As the Spanish housing crisis takes hold in Lavapiés, this story begins in February 2024, when the residents of Calle Tribulete, 7, a block of apartments on a street in this Madrid barrio, receive a letter informing them that their building has been sold to a vulture fund. The news spreads quickly around the neighbourhood and, when it comes to the attention of González and Pattem, they grab their cameras and head straight for the building, where they encounter one hundred or so residents still in shock. The film Soy Tribulete 7 flows into the building and the daily lives of a community united, whose looming eviction occasions the fight of their lives. Ultimately, a path of resistance that will turn the community into a symbol of struggle for the right to housing.

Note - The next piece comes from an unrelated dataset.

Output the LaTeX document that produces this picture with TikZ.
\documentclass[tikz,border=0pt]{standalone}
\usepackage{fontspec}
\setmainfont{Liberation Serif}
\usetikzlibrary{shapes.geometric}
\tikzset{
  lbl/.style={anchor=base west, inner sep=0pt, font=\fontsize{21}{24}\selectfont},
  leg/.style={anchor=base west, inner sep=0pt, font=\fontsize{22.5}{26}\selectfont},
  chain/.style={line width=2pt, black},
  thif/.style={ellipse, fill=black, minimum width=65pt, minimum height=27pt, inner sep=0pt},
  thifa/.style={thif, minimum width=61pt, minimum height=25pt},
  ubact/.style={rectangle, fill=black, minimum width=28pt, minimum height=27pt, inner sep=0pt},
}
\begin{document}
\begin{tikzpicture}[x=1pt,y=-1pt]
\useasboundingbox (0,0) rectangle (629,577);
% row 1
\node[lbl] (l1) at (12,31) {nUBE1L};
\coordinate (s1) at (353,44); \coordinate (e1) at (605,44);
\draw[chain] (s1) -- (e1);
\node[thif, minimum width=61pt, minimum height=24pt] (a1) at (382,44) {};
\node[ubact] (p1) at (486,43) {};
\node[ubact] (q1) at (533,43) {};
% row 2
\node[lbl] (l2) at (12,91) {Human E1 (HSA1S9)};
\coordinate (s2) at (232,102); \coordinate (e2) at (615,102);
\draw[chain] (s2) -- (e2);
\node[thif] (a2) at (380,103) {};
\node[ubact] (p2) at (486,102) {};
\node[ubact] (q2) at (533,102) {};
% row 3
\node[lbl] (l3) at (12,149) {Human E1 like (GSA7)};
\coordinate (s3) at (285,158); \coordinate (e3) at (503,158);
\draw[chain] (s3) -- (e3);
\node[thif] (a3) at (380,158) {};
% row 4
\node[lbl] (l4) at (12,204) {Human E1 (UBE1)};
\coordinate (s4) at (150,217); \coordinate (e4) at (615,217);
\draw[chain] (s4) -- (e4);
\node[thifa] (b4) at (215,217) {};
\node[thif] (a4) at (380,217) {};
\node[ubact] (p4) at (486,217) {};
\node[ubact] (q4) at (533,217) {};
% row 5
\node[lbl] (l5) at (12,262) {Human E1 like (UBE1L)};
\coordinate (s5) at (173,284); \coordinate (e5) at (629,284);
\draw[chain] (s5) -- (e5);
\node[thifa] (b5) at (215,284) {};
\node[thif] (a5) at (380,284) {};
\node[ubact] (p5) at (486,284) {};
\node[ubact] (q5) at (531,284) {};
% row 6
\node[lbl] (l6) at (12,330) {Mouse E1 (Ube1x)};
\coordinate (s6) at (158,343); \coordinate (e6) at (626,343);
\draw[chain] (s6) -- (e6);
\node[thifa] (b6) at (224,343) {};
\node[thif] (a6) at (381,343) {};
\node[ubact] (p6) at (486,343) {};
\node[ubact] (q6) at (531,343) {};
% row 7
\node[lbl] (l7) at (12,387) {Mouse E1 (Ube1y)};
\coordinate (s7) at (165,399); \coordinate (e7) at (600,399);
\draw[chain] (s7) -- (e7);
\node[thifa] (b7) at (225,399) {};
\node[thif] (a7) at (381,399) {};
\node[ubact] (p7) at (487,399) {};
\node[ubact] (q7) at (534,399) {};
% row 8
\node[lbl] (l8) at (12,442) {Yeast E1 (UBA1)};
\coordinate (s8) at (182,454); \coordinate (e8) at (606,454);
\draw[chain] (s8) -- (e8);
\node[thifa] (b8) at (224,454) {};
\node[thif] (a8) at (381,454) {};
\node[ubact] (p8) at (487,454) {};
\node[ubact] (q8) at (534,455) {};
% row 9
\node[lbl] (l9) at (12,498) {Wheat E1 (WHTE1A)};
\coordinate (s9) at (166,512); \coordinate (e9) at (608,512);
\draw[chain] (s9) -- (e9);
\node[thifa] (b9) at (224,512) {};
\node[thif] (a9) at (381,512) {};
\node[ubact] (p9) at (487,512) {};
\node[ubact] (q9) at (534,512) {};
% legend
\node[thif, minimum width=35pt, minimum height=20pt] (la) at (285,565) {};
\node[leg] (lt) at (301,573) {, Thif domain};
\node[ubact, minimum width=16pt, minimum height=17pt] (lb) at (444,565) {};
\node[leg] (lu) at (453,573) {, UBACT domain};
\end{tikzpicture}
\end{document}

Both film-makers worked closely with a group of tenants — Cris, Nani, Blanca, José, María Jesús and Antonia — to tell the story of how the building became the most creative stage of resistance ever witnessed in the area. The work presents the daily life of these residents in Madrid’s now-iconic “building fighting eviction”, depicting their collective struggle and the violent disruption to their lives. Through personal interviews, observational footage, archive material, music and a narration by eighty-year-old actress Ana Martín García, the film casts light on the human stories behind a community struggle.
The Neighbourhood Picnic is an annual gathering of festivities organised by Museo Situado, a network made up of associations, activists and residents from Lavapiés, a racially diverse, working-class neighbourhood where the Museo Reina Sofía is located.